The most destructive weapon humanity has ever developed could help our species avoid going the way of the dinosaurs.
Pretty much any asteroid that poses a threat to Earth can be blasted out of the heavens using a nuclear bomb, even with warning times of a week or less, say a team of scientists who have been developing the idea.
“We have the solution, using our baseline concept, to be able to mitigate the asteroid-impact threat, with any range of warning,” Bong Wie, professor in aerospace engineering at Iowa State University, said Feb. 6 at the 2014 NASA Innovative Advanced Concepts (NIAC) meeting at Stanford University.
Wie and his colleagues are developing a concept spacecraft called the Hypervelocity Asteroid Intercept Vehicle, or HAIV.
The HAIV would rendezvous with an asteroid in deep space, then send a kinetic impactor barreling into the object to blast out a crater. The nuclear bomb would follow one millisecond behind — perhaps attached via a long boom, or perhaps flying freely — and then detonate inside the hole, shattering the asteroid into millions of tiny pieces.

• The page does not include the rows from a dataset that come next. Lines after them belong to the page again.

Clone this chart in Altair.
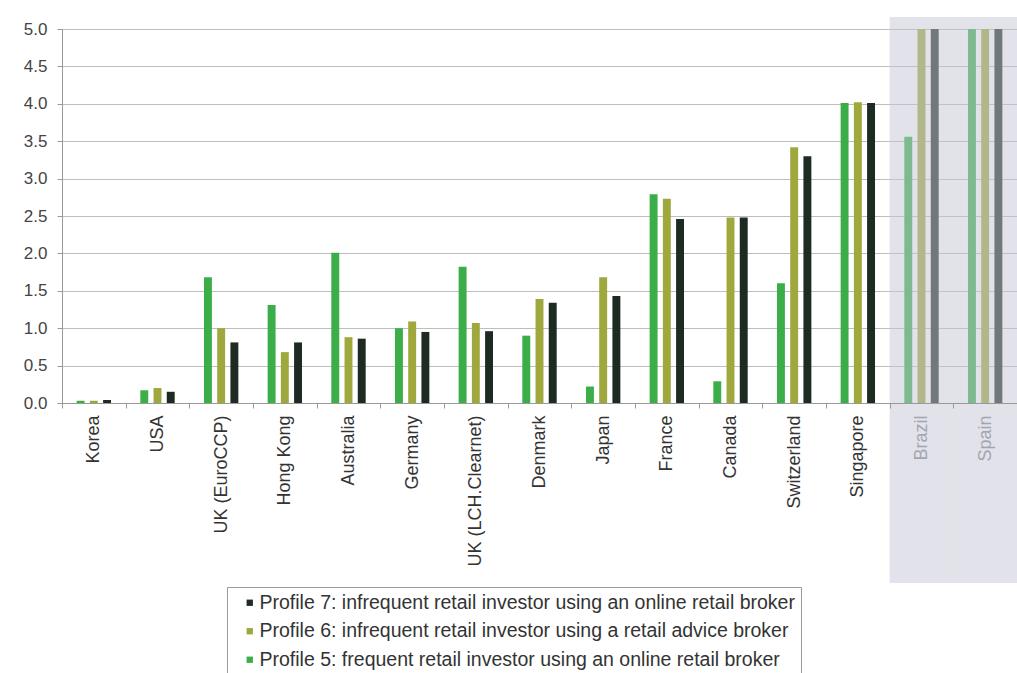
import altair as alt
import pandas as pd

countries = ["Korea", "USA", "UK (EuroCCP)", "Hong Kong", "Australia", "Germany",
             "UK (LCH.Clearnet)", "Denmark", "Japan", "France", "Canada",
             "Switzerland", "Singapore", "Brazil", "Spain"]
p5_vals = [0.03, 0.17, 1.68, 1.31, 2.01, 1.00, 1.82, 0.90, 0.22, 2.79, 0.29, 1.60, 4.01, 3.56, 5.00]
p6_vals = [0.03, 0.20, 1.00, 0.68, 0.88, 1.09, 1.07, 1.39, 1.68, 2.73, 2.48, 3.42, 4.02, 5.00, 5.00]
p7_vals = [0.04, 0.15, 0.81, 0.81, 0.86, 0.95, 0.96, 1.34, 1.43, 2.46, 2.48, 3.30, 4.01, 5.00, 5.00]

p5 = "Profile 5: frequent retail investor using an online retail broker"
p6 = "Profile 6: infrequent retail investor using a retail advice broker"
p7 = "Profile 7: infrequent retail investor using an online retail broker"
bar_order = [p5, p6, p7]
legend_order = [p7, p6, p5]
colors_by_legend = ["#1d2b22", "#9fa83d", "#3bae49"]
shaded = ["Brazil", "Spain"]

rows = []
for c, a, b, d in zip(countries, p5_vals, p6_vals, p7_vals):
    rows.append({"country": c, "profile": p5, "value": a})
    rows.append({"country": c, "profile": p6, "value": b})
    rows.append({"country": c, "profile": p7, "value": d})
df = pd.DataFrame(rows)
shade_df = pd.DataFrame({"country": shaded})

W, H = 955, 374
FONT = "Liberation Sans"

bars = alt.Chart(df).mark_bar().encode(
    x=alt.X("country:N", sort=countries,
            scale=alt.Scale(domain=countries, paddingInner=0.46, paddingOuter=0.23),
            axis=None),
    xOffset=alt.XOffset("profile:N", sort=bar_order,
                        scale=alt.Scale(domain=bar_order, paddingInner=0.4, paddingOuter=0)),
    y=alt.Y("value:Q", scale=alt.Scale(domain=[0, 5], nice=False),
            axis=alt.Axis(title=None, values=[0, 0.5, 1, 1.5, 2, 2.5, 3, 3.5, 4, 4.5, 5],
                          format=".1f", grid=True, gridColor="#bdbdbd", gridWidth=1,
                          domainColor="#999999", tickColor="#999999", tickSize=5,
                          labelPadding=10, labelFontSize=17, labelFont=FONT,
                          labelColor="#444444")),
    color=alt.Color("profile:N",
                    scale=alt.Scale(domain=legend_order, range=colors_by_legend),
                    legend=alt.Legend(title=None, orient="none", legendX=165, legendY=558,
                                      strokeColor="#9a9a9a", fillColor="white",
                                      padding=6, symbolOffset=7, labelOffset=0,
                                      symbolType="square", symbolSize=40,
                                      symbolStrokeWidth=0, labelFontSize=19.5,
                                      labelFont=FONT, labelColor="#333333",
                                      labelLimit=800, rowPadding=7.5)),
)

label_color = {"expr": "indexof(['Brazil','Spain'], datum.value) >= 0 ? '#a3a5b3' : '#333333'"}

overlay = alt.Chart(shade_df).mark_rect(fill="#c3c5d6", opacity=0.5).encode(
    x=alt.X("country:N", sort=countries,
            scale=alt.Scale(domain=countries, paddingInner=0, paddingOuter=0),
            axis=alt.Axis(title=None, labelAngle=-90, tickBand="extent", tickSize=5,
                          tickColor="#999999", domainColor="#999999", labelPadding=7,
                          labelFontSize=18, labelFont=FONT, labelColor=label_color,
                          labelLimit=300)),
    y=alt.value(-12),
    y2=alt.value(H + 180),
)

chart = alt.layer(bars, overlay).resolve_scale(x="independent").properties(
    width=W, height=H,
    autosize=alt.AutoSizeParams(type="none"),
    padding={"left": 62, "top": 29, "right": 0, "bottom": 270},
).configure_view(stroke=None).configure(background="white")

chart.save("out.html", embed_options={"renderer": "svg", "actions": False})
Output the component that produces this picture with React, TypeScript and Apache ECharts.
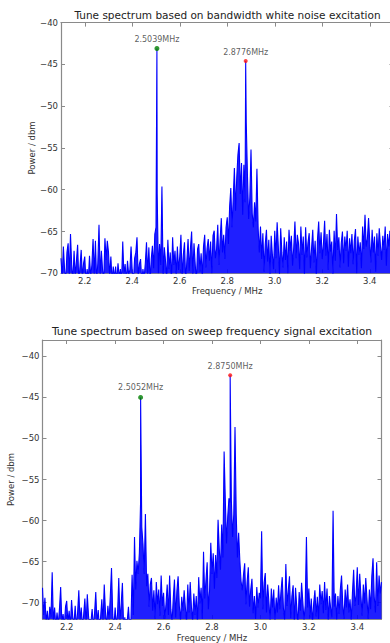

Wie and his team suggest that the HAIV concept be coupled with an asteroid-warning system, such as the Asteroid Terrestrial-impact Last Alert System (ATLAS), a survey effort being led by the University of Hawaii with $5 million in NASA funding.
When it’s fully operational in 2015, ATLAS should be able to provide a one-day warning for asteroids 26 feet (8 m) wide, a one-week alert for space rocks measuring 148 feet (45 m) across and a three-week warning for 459-foot (140 m) asteroids.